“With Bold Steps, Fed Chief Quiets Some Criticism”:
[...]
“It has been a really head-spinning range of unprecedented and bold actions,” said Charles W. Calomiris, professor of finance and economics at Columbia Business School, referring to the Fed’s lending activities. “That is exactly as it should be. But I’m not saying that it’s without some cost and without some risk.”
[As yours truly noted back in November, Charles Calomiris wrote a verbose and obtuse article for VoxEU which proclaimed that there was no credit crisis -- a restatement of his August claim that there was no credit crisis. I guess that makes him almost as good a forecaster as Bernanke is. ]
Timothy F. Geithner, president of the Federal Reserve Bank of New York, and a close Bernanke ally, defines the Fed chief’s “doctrine” as the overpowering use of monetary policies and lending to avert an economic collapse. “Ben has, in very consequential ways, altered the framework for how central banks operate in crises,” he said. “Some will criticize it and some will praise it, and it will certainly be examined for decades.”
Mr. Bernanke’s actions have transformed his image as a self-effacing former economics professor.
“I am tempted to think of him as somewhat Buddha-like,” said Richard W. Fisher, president of the Dallas Federal Reserve Bank. “He’s developed a serenity based on a growing understanding of the hardball ways the system actually works.

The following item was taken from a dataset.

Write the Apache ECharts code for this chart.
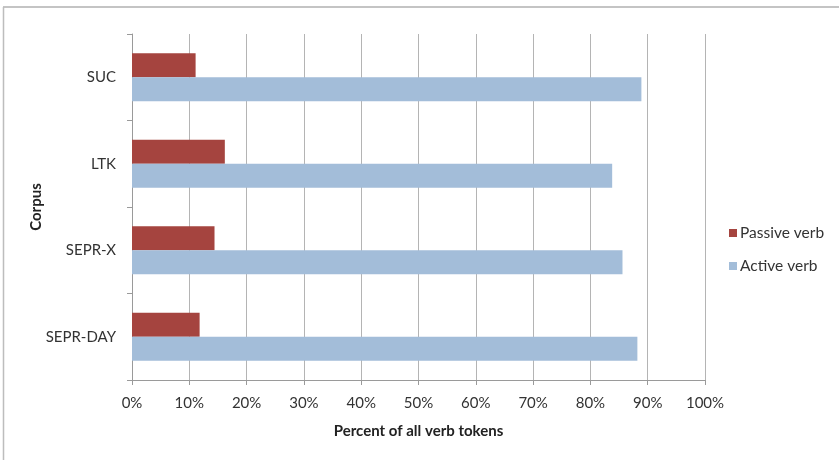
<!DOCTYPE html>
<html>
<head>
<meta charset="utf-8">
<script src="https://cdn.jsdelivr.net/npm/echarts@6/dist/echarts.min.js"></script>
<style>
  html, body { margin: 0; padding: 0; background: #fff; }
  #chart { width: 839px; height: 460px; }
</style>
</head>
<body>
<div id="chart"></div>
<script>
// Corpora, top to bottom
const corpora = ['SUC', 'LTK', 'SEPR-X', 'SEPR-DAY'];
// Share of verb tokens (%) per corpus
const passiveVerb = [11.1, 16.2, 14.4, 11.8];
const activeVerb = [88.9, 83.8, 85.6, 88.2];
const seriesNames = ['Passive verb', 'Active verb'];

const FONT = 'Lato, "Open Sans", sans-serif';
const chart = echarts.init(document.getElementById('chart'), null, { renderer: 'canvas' });

chart.setOption({
  backgroundColor: '#ffffff',
  animation: false,
  textStyle: { fontFamily: FONT },
  graphic: [
    { type: 'line', shape: { x1: 3, y1: 7, x2: 839, y2: 7 }, style: { stroke: '#c4c4c4', lineWidth: 2 } },
    { type: 'line', shape: { x1: 3.5, y1: 7, x2: 3.5, y2: 460 }, style: { stroke: '#bdbdbd', lineWidth: 1.5 } }
  ],
  grid: { left: 132, right: 134, top: 34, bottom: 80, containLabel: false },
  legend: {
    orient: 'vertical',
    left: 724,
    top: 220,
    itemWidth: 8,
    itemHeight: 8,
    itemGap: 17,
    icon: 'rect',
    data: seriesNames,
    textStyle: { fontFamily: FONT, fontSize: 15.5, color: '#333', padding: [0, 0, 0, -2] }
  },
  xAxis: {
    type: 'value',
    min: 0,
    max: 100,
    interval: 10,
    name: 'Percent of all verb tokens',
    nameLocation: 'middle',
    nameGap: 44,
    nameTextStyle: { fontFamily: FONT, fontSize: 15, fontWeight: 'bold', color: '#222' },
    axisLine: { show: true, lineStyle: { color: '#9a9a9a', width: 1 } },
    axisTick: { show: true, length: 5, lineStyle: { color: '#9a9a9a' } },
    axisLabel: { formatter: '{value}%', fontFamily: FONT, fontSize: 15, color: '#333', margin: 16 },
    splitLine: { show: true, lineStyle: { color: '#b4b4b4', width: 1 } }
  },
  yAxis: {
    type: 'category',
    inverse: true,
    data: corpora,
    name: 'Corpus',
    nameLocation: 'middle',
    nameGap: 88,
    nameMoveOverlap: false,
    nameRotate: 90,
    nameTextStyle: { fontFamily: FONT, fontSize: 15, fontWeight: 'bold', color: '#222' },
    axisLine: { show: true, lineStyle: { color: '#9a9a9a', width: 1 } },
    axisTick: { show: true, length: 5, lineStyle: { color: '#9a9a9a' } },
    axisLabel: { fontFamily: FONT, fontSize: 15, color: '#333', margin: 16 },
    splitLine: { show: false }
  },
  series: [
    {
      name: seriesNames[0],
      type: 'bar',
      data: passiveVerb,
      barWidth: 24,
      barGap: '0%',
      itemStyle: { color: '#a5443f' }
    },
    {
      name: seriesNames[1],
      type: 'bar',
      data: activeVerb,
      barWidth: 24,
      barGap: '0%',
      itemStyle: { color: '#a3bdd9' }
    }
  ]
});
</script>
</body>
</html>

You can see that it’s no longer an academic or theoretical exercise for him.”
Did he just say “Buddha-like”?
Within the Bush administration, Mr. Bernanke’s willingness to work with Democrats in Congress on measures to prevent mortgage foreclosures has stirred unease. “The fact that he, an appointee of George Bush, has come very close to advocating — though he hasn’t quite advocated it — a piece of legislation that George Bush threatened to veto is an illustration of his willingness to put his head on the chopping block,” said Alan S. Blinder, a professor of economics at Princeton and friend of the Fed chief.
One reason Mr. Bernanke is sticking his neck out is that he believes the broader economy’s recovery depends on the housing sector, which remains in a serious slump. Plenty of new evidence surfaced on Tuesday that this year’s spring home-buying season will be dismal, with one report showing that prices fell 14.1 percent in March from a year earlier and another that new-home sales are down 42 percent over the last year.
Among Democrats, Mr. Bernanke, a Republican, had previously been criticized by such party luminaries as the two former Clinton administration Treasury secretaries, Robert E. Rubin and Lawrence E. Summers, who worried that he was downplaying the dangers of a recession. But that view has changed.
“I think in the last few months they’ve handled themselves very sure-footedly,” Mr. Rubin said of the Fed. Many Democrats in Congress agree.
“They say that crisis makes the man,” said Senator Charles E. Schumer, Democrat of New York and the chairman of the Joint Economic Committee. “He’s made believers out of people who were just not sure about him before.”
To lessen the chances of a financial collapse, Mr. Bernanke engineered the takeover of one investment bank, Bear Stearns, and tossed credit lifelines to others with exotic new lending facilities — the Fed now has seven such lending windows, some of them for investment banks as well as commercial banks.
He also allowed the Fed to accept assets of debatable value — mortgage-backed securities, car loans and credit card debt — as collateral for some Fed loans. For the first time ever, he installed Fed regulators inside investment banks to inspect their books.
Much to the dismay of conservative economists, Mr. Bernanke has also presided over an extraordinarily aggressive series of interest rate cuts, lowering the fed funds rate seven times, to 2 percent from 5.75 percent, since last September, though it has signaled a pause in further rate-cutting barring a further crisis. …
Bernanke and Paulson are the worst thing that’s happened to capitalism since Arthur Burns and Richard Nixon. Carter would have been awful, but conditions were so bad by 1979 that he had to authorize significant deregulation and capital gains tax cuts (from 35% to 28%, from memory) kicking and screaming.